Reviews

Compulsion

Mandy Patinkin gives an engrossing performance in Rinne Groff’s problematic play about a writer obsessed with the life of Anne Frank.

Mandy Patinkin in Compulsion
(© Joan Marcus)
Mandy Patinkin in Compulsion
(© Joan Marcus)

Rinne Groff’s Compulsion, now premiering at Yale Rep under Oskar Eustis’ direction, is a problem play, and also a problematic one. Not only does it jar to see Anne Frank resurrected as a Bunraku-scale puppet, it’s even more jarring to hear words put in her mouth, especially when they’re intoned with the gee-whiz, all-American optimism of a starry-eyed bobby-soxer. Surely Frank’s undying appeal — beyond her tragic martyrdom — is the fact that she was no one’s puppet. As the machinery of war closed in and her life became almost unimaginably circumscribed, she continued to speak her mind.

This is the very quality that attracts and ultimately maddens the writer Sid Silver (played with engrossing credibility by Mandy Patinkin), a thinly fictionalized stand-in for the real-life author Meyer Levin, who allowed his career to be derailed by an obsessive quest to dramatize Anne’s diary.

We’ve all known people like Silver, whose surface geniality can flip to a default-mode aggrievedness within the space of a sentence. When dealing with a series of suits at Doubleday (well played by Stephen Barker Turner) and an ambitious junior editor (Hannah Cabell), Patinkin’s Silver is all expansively gesturing hands — a welcome visual diversion in this generally static staging of serial conversations — and his voice tends to go high-pitched and sardonic just before it erupts in rage. As a character study, Compulsion is compelling, and had the play focused more on this deeply conflicted man, the play would be stronger.

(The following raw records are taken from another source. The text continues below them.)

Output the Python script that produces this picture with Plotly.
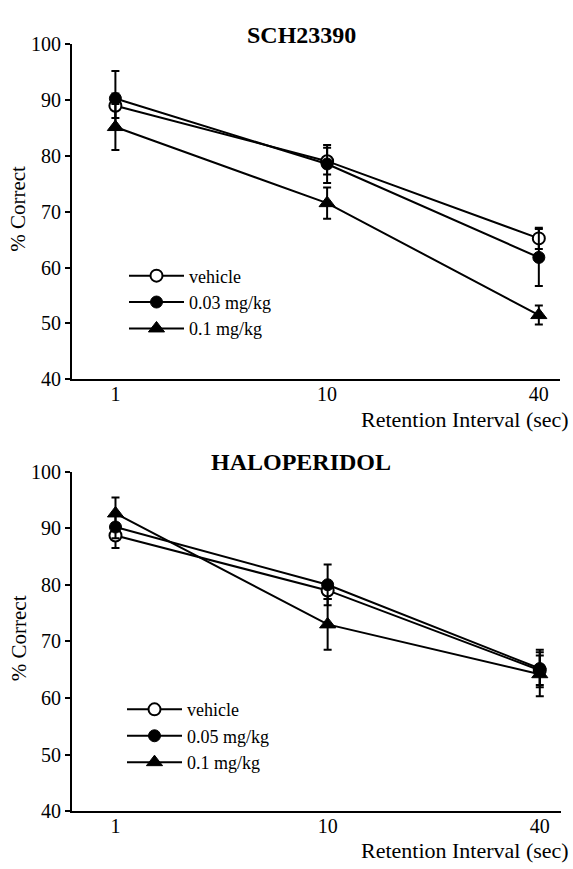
import plotly.graph_objects as go

# Retention intervals (s) shown as evenly spaced categories
intervals = ["1", "10", "40"]

# SCH23390 panel: mean % correct and SEM
sch_vehicle = [88.9, 79.0, 65.2]
sch_vehicle_err = [2.2, 2.4, 1.9]
sch_low = [90.2, 78.5, 61.8]
sch_low_err = [4.9, 3.4, 5.1]
sch_high = [85.1, 71.5, 51.5]
sch_high_err = [4.1, 2.8, 1.7]
sch_labels = ["vehicle", "0.03 mg/kg", "0.1 mg/kg"]

# Haloperidol panel: mean % correct and SEM
hal_vehicle = [88.7, 79.0, 64.9]
hal_vehicle_err = [2.2, 1.5, 2.6]
hal_low = [90.2, 80.0, 65.2]
hal_low_err = [2.0, 3.6, 3.3]
hal_high = [92.6, 73.0, 64.2]
hal_high_err = [2.8, 4.5, 3.9]
hal_labels = ["vehicle", "0.05 mg/kg", "0.1 mg/kg"]

y_ticks = [40, 50, 60, 70, 80, 90, 100]

W, H = 573, 869
FONT = "Liberation Serif"

def px_x(v):
    return v / W

def px_y(v):
    return 1 - v / H

fig = go.Figure()

styles = [
    dict(symbol="circle", size=12, color="white", line=dict(color="black", width=2)),
    dict(symbol="circle", size=12, color="black", line=dict(color="black", width=1)),
    dict(symbol="triangle-up", size=14, color="black", line=dict(color="black", width=1)),
]

def add_panel(series, errors, labels, xa, ya, legend):
    for vals, errs, name, mk in zip(series, errors, labels, styles):
        fig.add_trace(go.Scatter(
            x=intervals, y=vals, name=name, mode="lines+markers",
            xaxis=xa, yaxis=ya, legend=legend,
            line=dict(color="black", width=2),
            marker=mk,
            error_y=dict(type="data", array=errs, visible=True,
                         color="black", thickness=2, width=4),
        ))

add_panel([sch_vehicle, sch_low, sch_high],
          [sch_vehicle_err, sch_low_err, sch_high_err],
          sch_labels, "x", "y", "legend")
add_panel([hal_vehicle, hal_low, hal_high],
          [hal_vehicle_err, hal_low_err, hal_high_err],
          hal_labels, "x2", "y2", "legend2")

xaxis_common = dict(
    type="category", range=[-0.205, 2.1], showline=True, linecolor="black",
    linewidth=2, ticks="", showgrid=False, zeroline=False,
    ticklabelstandoff=-4,
    tickfont=dict(family=FONT, size=20, color="black"),
)
yaxis_common = dict(
    range=[40, 100], tickvals=y_ticks, showline=True, linecolor="black",
    linewidth=2, ticks="outside", ticklen=5, tickwidth=2, tickcolor="black",
    showgrid=False, zeroline=False,
    tickfont=dict(family=FONT, size=20, color="black"),
)

legend_common = dict(
    font=dict(family=FONT, size=18, color="black"),
    bgcolor="rgba(0,0,0,0)", borderwidth=0, xanchor="left", yanchor="middle",
    itemwidth=55, tracegroupgap=0,
)

fig.update_layout(
    width=W, height=H,
    margin=dict(l=0, r=0, t=0, b=0),
    paper_bgcolor="white", plot_bgcolor="white",
    xaxis=dict(domain=[px_x(72), px_x(560)], anchor="y", **xaxis_common),
    yaxis=dict(domain=[px_y(378), px_y(33.5)], anchor="x", **yaxis_common),
    xaxis2=dict(domain=[px_x(72), px_x(561)], anchor="y2", **xaxis_common),
    yaxis2=dict(domain=[px_y(821), px_y(472.5)], anchor="x2", **yaxis_common),
    legend=dict(x=px_x(124), y=px_y(299), **legend_common),
    legend2=dict(x=px_x(122), y=px_y(744), **legend_common),
    showlegend=True,
)

def paper_text(text, x, y, size, xanchor="center", angle=0):
    return dict(text=text, x=px_x(x), y=px_y(y), xref="paper", yref="paper",
                xanchor=xanchor, yanchor="middle", textangle=angle,
                showarrow=False, font=dict(family=FONT, size=size, color="black"))

annotations = [
    paper_text("<b>SCH23390</b>", 301, 25, 24),
    paper_text("<b>HALOPERIDOL</b>", 301, 463, 24),
    paper_text("% Correct", 18.5, 203.5, 21, angle=-90),
    paper_text("% Correct", 18.5, 644, 21, angle=-90),
    paper_text("Retention Interval (sec)", 571, 419, 22, xanchor="right"),
    paper_text("Retention Interval (sec)", 571, 861, 22, xanchor="right"),
    # significance mark for the 0.1 mg/kg SCH23390 group at 40 s
    dict(text="<b>+</b>", x="40", y=46.2, xref="x", yref="y", showarrow=False,
         xanchor="center", yanchor="middle",
         font=dict(family=FONT, size=20, color="black")),
]
fig.update_layout(annotations=annotations)

fig.write_html("out.html")
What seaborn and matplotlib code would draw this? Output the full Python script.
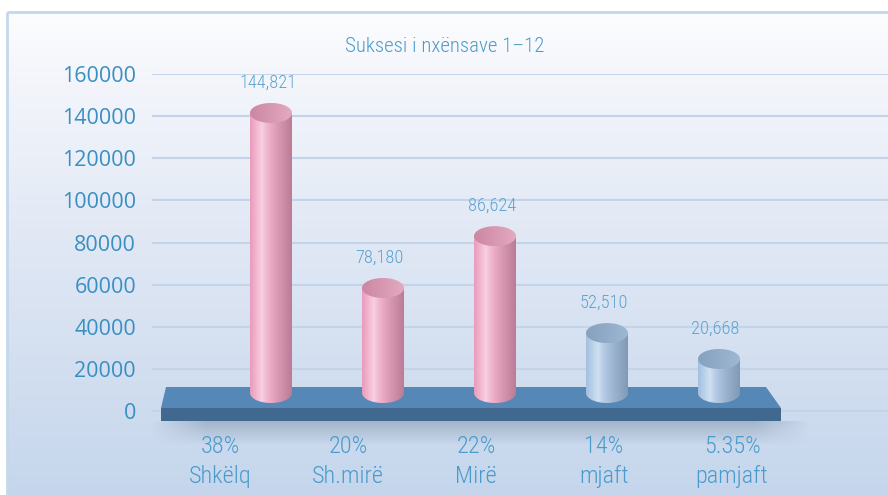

But there’s so much extraneous stage business, especially those puppets. Delicate and charming as they may be (Basil Twist consulted on Matt Acheson’s design), they’re not a good match for the documentary tenor of the play and they bring little to the drama that couldn’t have been accomplished by other, less intrusive means. Simple voiceovers, for instance, would have left more to the imagination, while leaving intact our shared images of the real Anne. There’s one instance in Act 2 where the puppet’s physical presence is put to nicely spooky effect, but too quickly — as often happens in this play — the scene devolves into bathos.

How to appropriate Frank’s story without seeming exploitative is a conundrum that Silver wrestles with early on. Groff may have struggled with the same issue, but she repeatedly loses the battle. She extrapolates dialogue for Anne that is downright tasteless — depicting her yearning for the spotlight or posthumously flirting. In the end, one wishes that Groff had let the lovely, brave young woman have her own say. She earned it.